Substitution into the expression for x gives :

x(t) = x₀ + v₀t + 1/2 at²

This expression, together with v(t) = v₀ + at, is all that you need to fully describe the rectilinear motion with constant acceleration, and allow you to solve any possible problem.

Notes :

1.

In addition to the two above, other formulae can be derived from them (textbook formulae 2.7 and 2.9). I do not believe in trying to memorize too many formulae, I think it is better to know the few fundamental ones, and derive other formulae and/or quantities as the need arises

2.

in formula 2.8 (the equivalent of my expression for x(t)), the book omits the term x₀. This is probably unwise, since it is not always possible to assume that x=0 when t=0, especially when facing problems dealing with more than one body. And in fact, in Example 11 (page 43) the book makes non-explicit use of a term x₀

Graphical interpretation : the expression giving velocity as a function of time is, as before, a straight line in the v-t plane. The (constant) slope of the line is the (constant) acceleration. The expression for x(t) is quadratic in t. In the simplest case x₀=v₀ = 0,the curve is a parabola symmetric around the origin. Remember how in the case of constant velocity, the velocity was given by the (constant) slope of the x vs. t line. This is still true even for the the non-straight case of constant acceleration : the velocity, which is continuously changing, is given by the local slope of the curve, i.e. the tangent to the curve at any given point.
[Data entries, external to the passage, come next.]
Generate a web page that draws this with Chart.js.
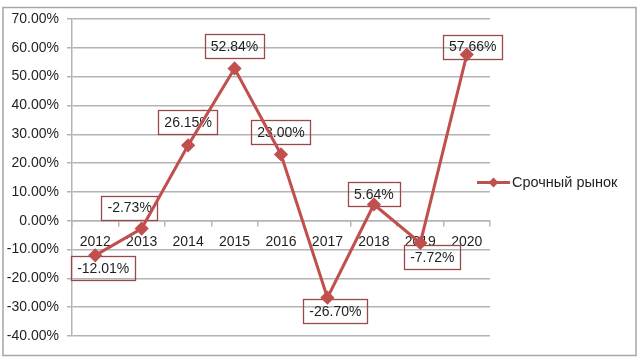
<!DOCTYPE html>
<html>
<head>
<meta charset="utf-8">
<script src="https://cdn.jsdelivr.net/npm/chart.js@4.4.1/dist/chart.umd.min.js"></script>
<style>
  html, body { margin: 0; padding: 0; background: #ffffff; }
  #wrap { width: 640px; height: 364px; position: relative; }
</style>
</head>
<body>
<div id="wrap"><canvas id="c" width="640" height="364"></canvas></div>
<script>
const categories = ['2012', '2013', '2014', '2015', '2016', '2017', '2018', '2019', '2020'];
const seriesName = 'Срочный рынок';
const values = [-12.01, -2.73, 26.15, 52.84, 23.00, -26.70, 5.64, -7.72, 57.66];
const yTicks = [-40, -30, -20, -10, 0, 10, 20, 30, 40, 50, 60, 70];

const FONT = '"Liberation Sans", Arial, sans-serif';
const TEXT = '#1f1f1f';
const RED = '#c0504d';
const GRID = '#b4b4b4';

// label box centre offsets relative to each point (px)
const labelOffsets = [[8, 12.5], [-12, -21], [0, -23], [0, -22], [0, -22], [8, 13], [0, -10], [12, 14], [6, -8]];

const framePlugin = {
  id: 'frame',
  beforeDraw(chart) {
    const ctx = chart.ctx;
    ctx.save();
    ctx.fillStyle = '#ffffff';
    ctx.fillRect(0, 0, chart.width, chart.height);
    ctx.strokeStyle = '#a6a6a6';
    ctx.lineWidth = 1.5;
    ctx.strokeRect(3, 7.5, 633, 348);
    ctx.restore();
  }
};

const labelPlugin = {
  id: 'boxLabels',
  beforeDatasetsDraw(chart) {
    const ctx = chart.ctx;
    const meta = chart.getDatasetMeta(0);
    ctx.save();
    ctx.font = '14px ' + FONT;
    ctx.textAlign = 'center';
    ctx.textBaseline = 'middle';
    meta.data.forEach((pt, i) => {
      const txt = values[i].toFixed(2) + '%';
      const w = ctx.measureText(txt).width + 12;
      const h = 24;
      const cx = pt.x + labelOffsets[i][0];
      const cy = pt.y + labelOffsets[i][1];
      ctx.strokeStyle = '#9a4848';
      ctx.lineWidth = 1.3;
      ctx.strokeRect(Math.round(cx - w / 2) + 0.5, Math.round(cy - h / 2) + 0.5, Math.round(w), h);
      ctx.fillStyle = TEXT;
      ctx.fillText(txt, cx, cy + 1);
    });
    ctx.restore();
  },
  afterDraw(chart) {
    // legend
    const ctx = chart.ctx;
    ctx.save();
    const y = 182.5;
    ctx.strokeStyle = RED;
    ctx.lineWidth = 3;
    ctx.beginPath();
    ctx.moveTo(477, y);
    ctx.lineTo(510, y);
    ctx.stroke();
    ctx.fillStyle = RED;
    ctx.beginPath();
    ctx.moveTo(493.5, y - 5);
    ctx.lineTo(498.5, y);
    ctx.lineTo(493.5, y + 5);
    ctx.lineTo(488.5, y);
    ctx.closePath();
    ctx.fill();
    ctx.fillStyle = TEXT;
    ctx.font = '14.5px ' + FONT;
    ctx.textAlign = 'left';
    ctx.textBaseline = 'middle';
    ctx.fillText(seriesName, 512, y);
    ctx.restore();
  }
};

new Chart(document.getElementById('c'), {
  type: 'line',
  data: {
    labels: categories,
    datasets: [{
      label: seriesName,
      data: values,
      borderColor: RED,
      backgroundColor: RED,
      borderWidth: 3,
      pointStyle: 'rectRot',
      pointRadius: 5,
      pointHoverRadius: 5,
      tension: 0,
      fill: false
    }]
  },
  options: {
    responsive: false,
    animation: false,
    events: [],
    layout: { padding: { top: 19, bottom: 28, left: 0, right: 150 } },
    plugins: {
      legend: { display: false },
      tooltip: { enabled: false },
      title: { display: false }
    },
    scales: {
      x: {
        type: 'category',
        position: { y: 0 },
        offset: true,
        grid: {
          offset: true,
          drawOnChartArea: false,
          drawTicks: true,
          tickLength: 5,
          color: GRID,
          lineWidth: 1.5
        },
        border: { display: true, color: GRID, width: 1.5 },
        ticks: {
          color: TEXT,
          font: { family: FONT, size: 14 },
          padding: 8,
          maxRotation: 0,
          autoSkip: false
        }
      },
      y: {
        min: -40,
        max: 70,
        afterFit(scale) { scale.width = 72; },
        afterBuildTicks(scale) { scale.ticks = yTicks.map(v => ({ value: v })); },
        grid: {
          color: GRID,
          lineWidth: 1.5,
          drawTicks: true,
          tickLength: 5
        },
        border: { display: true, color: GRID, width: 1.5 },
        ticks: {
          color: TEXT,
          font: { family: FONT, size: 14 },
          padding: 8,
          callback: (v) => Number(v).toFixed(2) + '%'
        }
      }
    }
  },
  plugins: [framePlugin, labelPlugin]
});
</script>
</body>
</html>
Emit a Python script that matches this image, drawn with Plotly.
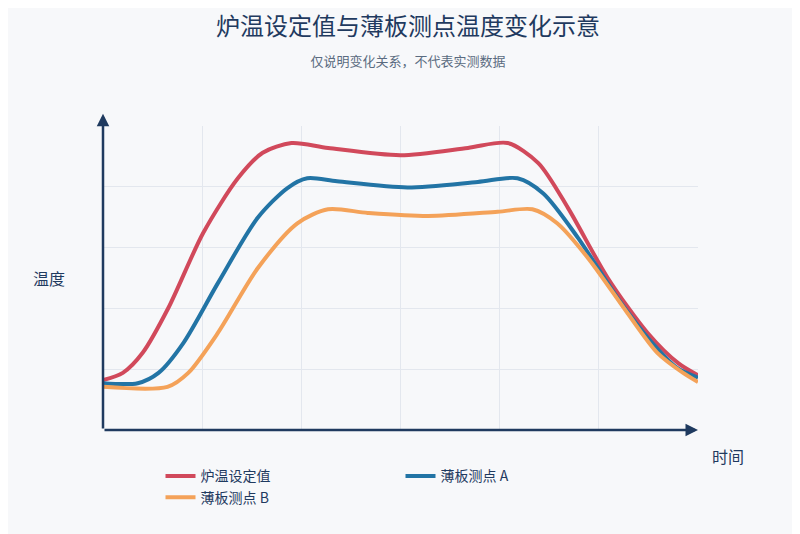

In general, a parabola and a straight line will meet in two points (when they do meet). This means that problems involving the "meeting" of two bodies, one moving with constant velocity and one with constant acceleration will have two solutions,which might not always be real (see e.g. Example 11). Such problems are solved as before, i.e. finding the conditions for which the two bodies are at the same place at the same time.

Freely Falling Bodies

In order to study the motion of freely falling bodies, we only need to know one fact : a body falling freely under the effect of gravity experiences a constant acceleration "g" directed downward. g is known to be, on earth , about 9.80 m/s².

The fact that all bodies fall at the same rate, might be counter-intuitive at first thought (for many centuries, following Aristoteles ideas, "philosopers" would have sworn that heavier bodies fall faster). But on second thought, it is more logical to believe that all bodies fall at the same rate. Nice conceptual example ("gedanken experiment") by Galileo : take a heavy and a light ball, we are told that the light one will fall more slowly. But now attach them together with a very thin thread : the light ball, by its intrinsic lower rate of falling, should retard the fall of the heavy one...But,on the other side, the combination of the two balls is heavier than each single one, so they should fall even faster.... We are then facing an absurdity, and the way out of it is to assume that all bodies fall at the same rate. But, if you still have any doubt, you can just do some clever measurement. This is what Galileo did, and this is why he is considered the father of modern science: it is not just enough to have a nice theory, but you must verify whether it agrees with the data. If it doesn't, and your measurements were done right, then you must as well throw away your theory and go back to the drawing board....

But we are digressing, coming back to a free falling object, it is a fact that, by means of the formulae we have just learnt, we can completely describe its motion i.e. we can predict, at any instant its velocity and position (provided we know the initial conditions).

It is also useful to think of the graph of velocity vs. time of an object tossed up in the air...

Some results can be surprising at first, but with good reasoning everything makes sense. I find Example 18 particularly instructive :

a shotgun fires a pellet either straight up or straight down. In either case the magnitude of the initial velocity, as the pellet leaves the gun, is the same. In which case will the pellet hit the ground with higher velocity ?

To answer the question, we will find out the velocity of the upward going pellet when it comes back to its starting point.

The counter-intuitive result (the final velocity is the same) will be less surprising when we learn about Conservation of Energy, in a few weeks.